I maintain a daily meditation practice (5-10 minutes, outside, in the morning). I can't prove causation, but my lucid dreaming ability improved noticeably after establishing this habit.

from the dream journal

I kept a dream journal for several years. Here are some of the more interesting entries — the ones that stuck with me and illustrate what the dreaming brain is capable of generating. I know that telling someone else about your dream never has the same effect — you had to be there, and "there" was inside your own skull. But I'll try anyway.

The future city. My parents and I were living in a town that looked like nothing I've ever seen. The ground was extremely curved — like hills with exaggerated topology — and structures floated above the landscape. The architecture was this futuristic, warm style that doesn't exist in real life. My brain had generated an entire city from scratch, complete with a consistent aesthetic. I remember walking through it thinking: this place has internal logic. It's not random. The dream architect had a vision.

Two layers deep. I woke up from a dream into what I thought was reality — checked my phone, saw an Instagram follow request from a name I didn't recognize. Then I actually woke up. The follow request, the name, the phone interface — all fabricated. Two nested layers of dreaming, each convincing enough that I didn't question it. This is the one that made me take dream research seriously.

Non-Newtonian volleyball. I was playing volleyball, except the ball didn't follow the laws of gravity. It moved in slow arcs and paused mid-air. The strange part: everyone in the dream played around the new physics perfectly, adjusting their timing and positioning as if this were normal. My brain had altered a fundamental constant and seamlessly updated all the agents in the simulation to compensate.

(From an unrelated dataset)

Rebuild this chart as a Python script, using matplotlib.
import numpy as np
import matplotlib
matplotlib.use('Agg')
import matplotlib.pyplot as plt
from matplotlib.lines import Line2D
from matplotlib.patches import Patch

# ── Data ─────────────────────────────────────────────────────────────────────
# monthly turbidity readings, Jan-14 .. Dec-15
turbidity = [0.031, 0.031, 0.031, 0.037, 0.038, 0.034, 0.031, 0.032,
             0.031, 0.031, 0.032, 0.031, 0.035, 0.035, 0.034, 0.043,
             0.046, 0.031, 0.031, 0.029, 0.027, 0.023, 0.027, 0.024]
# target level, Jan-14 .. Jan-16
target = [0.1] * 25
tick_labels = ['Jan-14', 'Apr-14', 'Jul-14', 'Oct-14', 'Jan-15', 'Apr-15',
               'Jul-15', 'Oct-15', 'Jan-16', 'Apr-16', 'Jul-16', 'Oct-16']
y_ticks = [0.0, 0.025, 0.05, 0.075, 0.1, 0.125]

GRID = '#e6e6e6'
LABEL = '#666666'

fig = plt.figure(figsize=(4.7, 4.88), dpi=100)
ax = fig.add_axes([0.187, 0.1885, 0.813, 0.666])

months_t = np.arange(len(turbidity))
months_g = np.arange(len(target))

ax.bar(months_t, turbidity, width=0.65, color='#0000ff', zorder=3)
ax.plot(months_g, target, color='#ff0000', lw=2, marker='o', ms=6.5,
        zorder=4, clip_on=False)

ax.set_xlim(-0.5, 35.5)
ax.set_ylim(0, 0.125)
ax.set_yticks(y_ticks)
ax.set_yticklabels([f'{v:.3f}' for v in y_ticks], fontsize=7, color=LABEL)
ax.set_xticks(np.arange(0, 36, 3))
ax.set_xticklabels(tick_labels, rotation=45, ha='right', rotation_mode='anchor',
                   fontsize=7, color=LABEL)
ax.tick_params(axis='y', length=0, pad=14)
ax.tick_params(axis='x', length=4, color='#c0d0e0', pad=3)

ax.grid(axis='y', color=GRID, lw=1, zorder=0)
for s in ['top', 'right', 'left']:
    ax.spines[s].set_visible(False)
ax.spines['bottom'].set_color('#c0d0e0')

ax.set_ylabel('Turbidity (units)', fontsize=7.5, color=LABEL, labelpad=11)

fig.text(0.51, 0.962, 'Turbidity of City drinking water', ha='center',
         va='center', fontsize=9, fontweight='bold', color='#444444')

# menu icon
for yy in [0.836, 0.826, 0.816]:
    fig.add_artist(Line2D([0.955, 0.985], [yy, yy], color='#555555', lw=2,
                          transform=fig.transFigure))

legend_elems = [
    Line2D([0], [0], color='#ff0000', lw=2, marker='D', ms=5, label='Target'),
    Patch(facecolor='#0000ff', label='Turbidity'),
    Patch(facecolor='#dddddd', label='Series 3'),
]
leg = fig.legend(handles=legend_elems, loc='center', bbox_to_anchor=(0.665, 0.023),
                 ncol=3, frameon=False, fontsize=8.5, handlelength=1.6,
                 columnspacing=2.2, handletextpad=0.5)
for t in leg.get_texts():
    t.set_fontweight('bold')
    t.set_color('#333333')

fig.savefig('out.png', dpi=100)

The remixed video. I fell asleep while watching an America's Got Talent clip on YouTube. In the dream, I watched the same segment — same judges, same stage — but the contestant did something completely different, and the ending diverged. My brain took real sensory input and wrote an alternate storyline on top of it in real time. When I woke up and replayed the actual video, the contrast was surreal.

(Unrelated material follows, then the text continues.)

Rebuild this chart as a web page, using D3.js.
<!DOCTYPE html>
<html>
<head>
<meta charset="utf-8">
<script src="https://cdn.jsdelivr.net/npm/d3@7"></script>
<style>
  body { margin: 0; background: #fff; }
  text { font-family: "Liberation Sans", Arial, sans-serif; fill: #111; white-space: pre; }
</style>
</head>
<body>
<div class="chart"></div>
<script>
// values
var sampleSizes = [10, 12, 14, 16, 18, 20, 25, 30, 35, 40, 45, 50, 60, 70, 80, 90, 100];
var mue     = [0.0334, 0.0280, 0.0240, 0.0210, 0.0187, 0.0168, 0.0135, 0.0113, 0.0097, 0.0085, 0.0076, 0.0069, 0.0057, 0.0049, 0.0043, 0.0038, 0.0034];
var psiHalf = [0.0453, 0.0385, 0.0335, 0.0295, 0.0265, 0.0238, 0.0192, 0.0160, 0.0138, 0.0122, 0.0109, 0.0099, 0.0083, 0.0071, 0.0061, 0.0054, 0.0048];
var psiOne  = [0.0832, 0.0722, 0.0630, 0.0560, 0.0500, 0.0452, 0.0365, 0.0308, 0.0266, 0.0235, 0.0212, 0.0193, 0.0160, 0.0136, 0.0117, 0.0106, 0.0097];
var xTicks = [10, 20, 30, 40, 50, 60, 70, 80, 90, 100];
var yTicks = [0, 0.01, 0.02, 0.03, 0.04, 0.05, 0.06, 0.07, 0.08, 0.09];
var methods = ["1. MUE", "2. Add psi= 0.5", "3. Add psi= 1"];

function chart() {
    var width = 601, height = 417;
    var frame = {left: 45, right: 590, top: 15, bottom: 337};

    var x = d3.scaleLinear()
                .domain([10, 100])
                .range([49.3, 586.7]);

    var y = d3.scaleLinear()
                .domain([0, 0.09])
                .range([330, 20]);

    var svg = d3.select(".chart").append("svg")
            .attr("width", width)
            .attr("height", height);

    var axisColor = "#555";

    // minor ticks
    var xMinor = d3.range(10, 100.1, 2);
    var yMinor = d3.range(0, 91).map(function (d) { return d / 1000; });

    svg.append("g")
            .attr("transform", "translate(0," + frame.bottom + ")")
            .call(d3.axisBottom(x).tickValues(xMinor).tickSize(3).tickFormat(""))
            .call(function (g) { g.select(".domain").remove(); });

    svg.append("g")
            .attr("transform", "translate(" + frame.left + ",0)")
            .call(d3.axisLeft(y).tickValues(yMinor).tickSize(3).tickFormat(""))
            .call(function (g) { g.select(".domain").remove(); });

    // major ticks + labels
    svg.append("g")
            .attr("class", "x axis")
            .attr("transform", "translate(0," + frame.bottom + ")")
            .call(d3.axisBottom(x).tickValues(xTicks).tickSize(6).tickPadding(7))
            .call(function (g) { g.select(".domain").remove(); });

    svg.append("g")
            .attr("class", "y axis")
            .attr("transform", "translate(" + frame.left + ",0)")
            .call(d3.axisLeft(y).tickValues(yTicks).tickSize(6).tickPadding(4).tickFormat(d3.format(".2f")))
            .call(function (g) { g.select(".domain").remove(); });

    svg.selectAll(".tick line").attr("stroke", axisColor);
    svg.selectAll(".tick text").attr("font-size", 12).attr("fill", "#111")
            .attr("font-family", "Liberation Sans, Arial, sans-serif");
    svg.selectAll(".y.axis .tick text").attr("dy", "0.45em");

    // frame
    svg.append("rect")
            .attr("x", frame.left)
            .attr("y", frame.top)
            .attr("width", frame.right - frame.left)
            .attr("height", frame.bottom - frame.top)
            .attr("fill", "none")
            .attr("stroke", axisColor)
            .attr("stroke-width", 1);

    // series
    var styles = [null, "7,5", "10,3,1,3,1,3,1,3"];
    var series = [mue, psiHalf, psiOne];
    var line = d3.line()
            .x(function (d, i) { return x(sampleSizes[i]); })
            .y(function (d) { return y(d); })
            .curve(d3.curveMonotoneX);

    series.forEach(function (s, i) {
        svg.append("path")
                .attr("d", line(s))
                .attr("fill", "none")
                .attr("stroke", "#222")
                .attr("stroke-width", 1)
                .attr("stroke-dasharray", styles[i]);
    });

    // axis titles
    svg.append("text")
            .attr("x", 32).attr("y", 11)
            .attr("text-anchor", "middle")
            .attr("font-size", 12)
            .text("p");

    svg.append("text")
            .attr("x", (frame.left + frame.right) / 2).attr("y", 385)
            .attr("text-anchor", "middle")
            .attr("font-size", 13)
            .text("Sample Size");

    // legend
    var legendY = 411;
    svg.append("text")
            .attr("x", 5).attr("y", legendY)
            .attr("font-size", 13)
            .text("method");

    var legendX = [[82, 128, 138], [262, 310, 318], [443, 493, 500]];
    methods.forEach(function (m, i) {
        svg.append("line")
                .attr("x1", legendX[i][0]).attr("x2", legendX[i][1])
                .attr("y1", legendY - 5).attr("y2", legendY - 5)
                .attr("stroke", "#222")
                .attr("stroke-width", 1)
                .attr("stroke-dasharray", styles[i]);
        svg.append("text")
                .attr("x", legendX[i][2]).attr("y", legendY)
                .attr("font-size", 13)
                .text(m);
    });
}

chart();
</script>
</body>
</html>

Football with a kangaroo. We were at some wildlife area and somehow ended up playing football — tackle football — with a kangaroo. It was competitive. The kangaroo was fast. This one doesn't teach you anything profound about consciousness. It's just an absurd scene that could only exist in a dream and I think about it more often than I should.

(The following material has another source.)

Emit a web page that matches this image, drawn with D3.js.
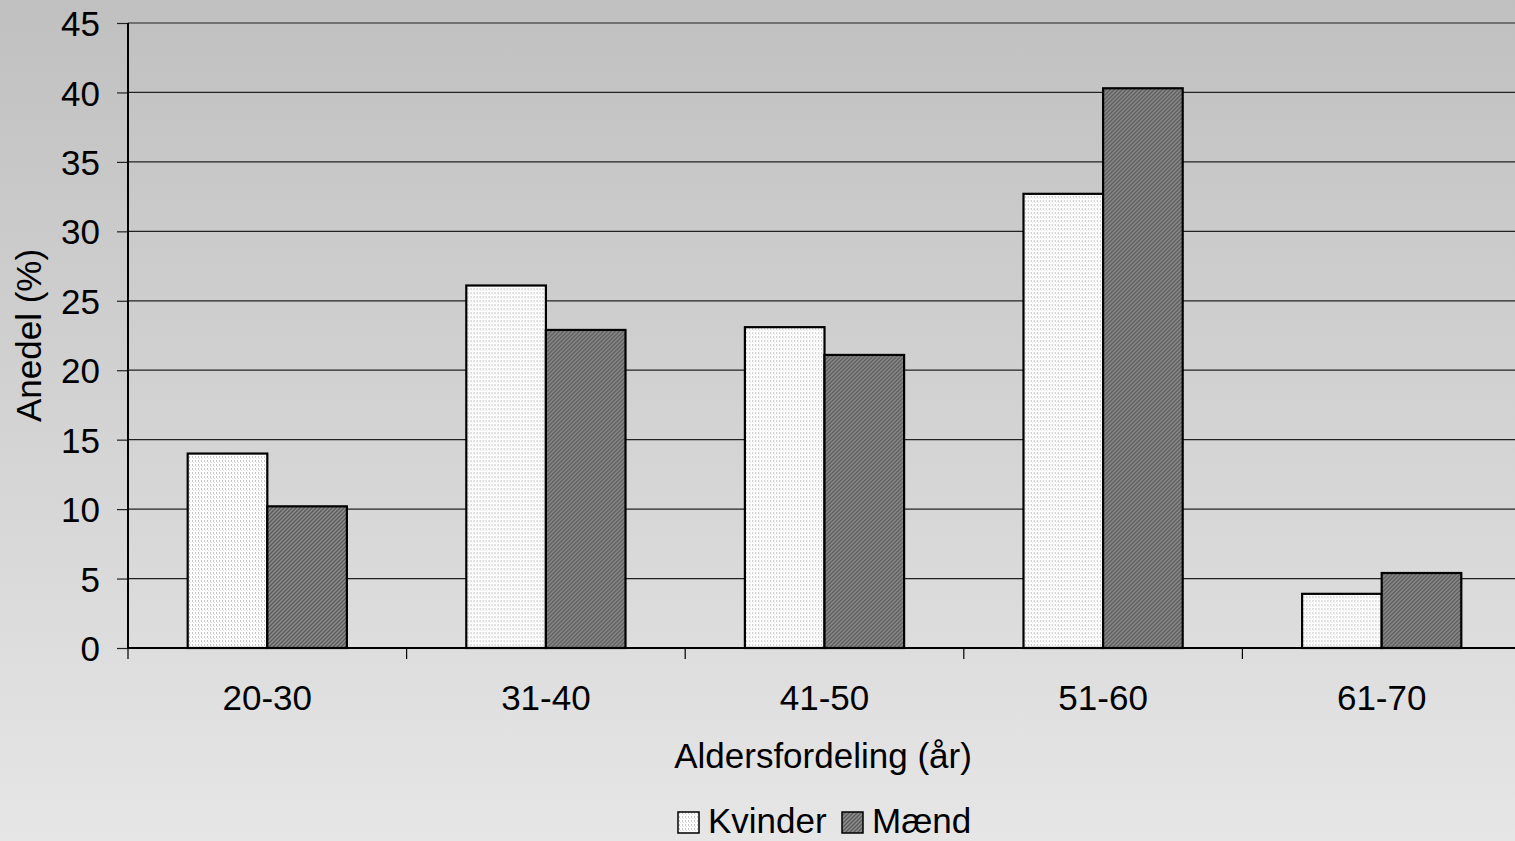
<!DOCTYPE html>
<html><head><meta charset="utf-8">
<script src="https://cdn.jsdelivr.net/npm/d3@7"></script>
<style>html,body{margin:0;padding:0;overflow:hidden;}svg{display:block;}</style>
</head><body>
<svg id="c" width="1515" height="841"></svg>
<script>
const categories = ["20-30","31-40","41-50","51-60","61-70"];
const seriesNames = ["Kvinder","Mænd"];
const kvinder = [14.0, 26.1, 23.1, 32.7, 3.9];
const maend = [10.2, 22.9, 21.1, 40.3, 5.4];
const yTicks = [0,5,10,15,20,25,30,35,40,45];
const xTitle = "Aldersfordeling (år)";
const yTitle = "Anedel (%)";

(function(){
const W = 1515, H = 841;
const svg = d3.select("#c");
const font = "'Liberation Sans', Arial, sans-serif";
const defs = svg.append("defs");

const grad = defs.append("linearGradient").attr("id","bg").attr("x1",0).attr("y1",0).attr("x2",0).attr("y2",1);
grad.append("stop").attr("offset","0%").attr("stop-color","#c0c0c0");
grad.append("stop").attr("offset","100%").attr("stop-color","#e6e6e6");

// patterns
const pK = defs.append("pattern").attr("id","pK").attr("patternUnits","userSpaceOnUse").attr("width",3).attr("height",4);
pK.append("rect").attr("width",3).attr("height",4).attr("fill","#ffffff");
pK.append("rect").attr("x",1).attr("y",0).attr("width",1).attr("height",2).attr("fill","#c8c8c8");
pK.append("rect").attr("x",2).attr("y",2).attr("width",1).attr("height",1).attr("fill","#e4e4e4");
const pM = defs.append("pattern").attr("id","pM").attr("patternUnits","userSpaceOnUse").attr("width",4).attr("height",4);
pM.append("rect").attr("width",4).attr("height",4).attr("fill","#8c8c8c");
pM.append("path").attr("d","M0,4 L4,0 M-1,1 L1,-1 M3,5 L5,3").attr("stroke","#5a5a5a").attr("stroke-width",1.3);

svg.append("rect").attr("width",W).attr("height",H).attr("fill","url(#bg)");

const mLeft = 128, mTop = 23, mBottom = 648;
const step = 278.6;
const x0 = d3.scaleBand().domain(categories).range([mLeft, mLeft + step*categories.length]).padding(0);
const x1 = d3.scaleBand().domain(seriesNames).range([0, x0.bandwidth()]).paddingInner(0).paddingOuter(0.75);
const y = d3.scaleLinear().domain([0,45]).range([mBottom, mTop]);

// gridlines
svg.append("g").selectAll("line").data(yTicks.filter(d=>d>0)).join("line")
  .attr("x1", mLeft).attr("x2", W).attr("y1", d=>y(d)).attr("y2", d=>y(d))
  .attr("stroke","#222").attr("stroke-width",1.2);

// y axis
const yAxis = d3.axisLeft(y).tickValues(yTicks).tickSize(11).tickPadding(17).tickFormat(d3.format("d"));
const ga = svg.append("g").attr("transform",`translate(${mLeft},0)`).call(yAxis);
ga.select(".domain").remove();
ga.selectAll(".tick line").attr("stroke","#222").attr("stroke-width",1.2);
ga.selectAll(".tick text").attr("font-family",font).attr("font-size",35).attr("fill","#000").attr("dy","0.36em");
svg.append("line").attr("x1",mLeft).attr("x2",mLeft).attr("y1",mTop).attr("y2",mBottom).attr("stroke","#000").attr("stroke-width",2);

// bars
const data = categories.map((c,i)=>({c, vals:[{s:"Kvinder",v:kvinder[i]},{s:"Mænd",v:maend[i]}]}));
const groups = svg.append("g").selectAll("g").data(data).join("g").attr("transform",d=>`translate(${x0(d.c)},0)`);
groups.selectAll("rect").data(d=>d.vals).join("rect")
  .attr("x", d=>x1(d.s)).attr("width", x1.bandwidth())
  .attr("y", d=>y(d.v)).attr("height", d=>y(0)-y(d.v))
  .attr("fill", d=>d.s==="Kvinder"?"url(#pK)":"url(#pM)")
  .attr("stroke","#000").attr("stroke-width",2.2);

// x axis
svg.append("line").attr("x1",mLeft).attr("x2",W).attr("y1",mBottom).attr("y2",mBottom).attr("stroke","#000").attr("stroke-width",2);
const bounds = categories.map(c=>x0(c)).concat([x0(categories[categories.length-1]) + x0.bandwidth()]);
svg.append("g").selectAll("line").data(bounds).join("line")
  .attr("x1",d=>d).attr("x2",d=>d).attr("y1",mBottom).attr("y2",mBottom+11)
  .attr("stroke","#000").attr("stroke-width",1.2);
const xAxis = d3.axisBottom(x0).tickSize(0).tickPadding(0);
const gx = svg.append("g").attr("transform",`translate(0,${mBottom})`).call(xAxis);
gx.select(".domain").remove();
gx.selectAll(".tick text").attr("font-family",font).attr("font-size",35).attr("fill","#000").attr("y",62).attr("dy",0);

// titles
svg.append("text").attr("x",823).attr("y",768).attr("text-anchor","middle")
  .attr("font-family",font).attr("font-size",35).attr("fill","#000").text(xTitle);
svg.append("text").attr("transform",`translate(41,${(mTop+mBottom)/2}) rotate(-90)`).attr("text-anchor","middle")
  .attr("font-family",font).attr("font-size",35).attr("fill","#000").text(yTitle);

// legend
const legendX = [678, 842];
const leg = svg.append("g").selectAll("g").data(seriesNames).join("g").attr("transform",(d,i)=>`translate(${legendX[i]},812)`);
leg.append("rect").attr("width",21).attr("height",21).attr("fill",d=>d==="Kvinder"?"url(#pK)":"url(#pM)").attr("stroke","#000").attr("stroke-width",1.5);
leg.append("text").attr("x",30).attr("y",21).attr("font-family",font).attr("font-size",35).attr("fill","#000").text(d=>d);
})();
</script>
</body></html>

Once world models and video generation get granular enough in their controllability, I plan on recreating some of these. The future city especially — I can still see it clearly.

The thing that strikes me re-reading these entries years later is how much original content the brain produces. These aren't replays of memories — they're novel environments, characters, and narratives generated from scratch. Whatever process creates dreams is creative in a way that's hard to appreciate until you start writing them down.

what I've learned

Lucid dreaming changed how I think about consciousness. The fact that you can be simultaneously generating a hallucinatory world and reflecting on it with partial waking awareness tells you something about how modular consciousness is. It's not a binary switch between "asleep" and "awake" — it's a collection of subsystems that can be activated in different combinations.

It also gave me a more visceral understanding of how much your brain constructs your experience of reality. In a dream, every person, texture, sound, and emotion is generated from within. Lucid dreaming lets you catch the machinery in the act.

And practically: it's a skill. Like any skill, it responds to practice, weakens with neglect, and has diminishing returns without increasing the challenge. The techniques above will get most people to their first lucid dream within a month. Getting to reliable, on-command induction takes longer — but it's one of the more rewarding projects I've undertaken.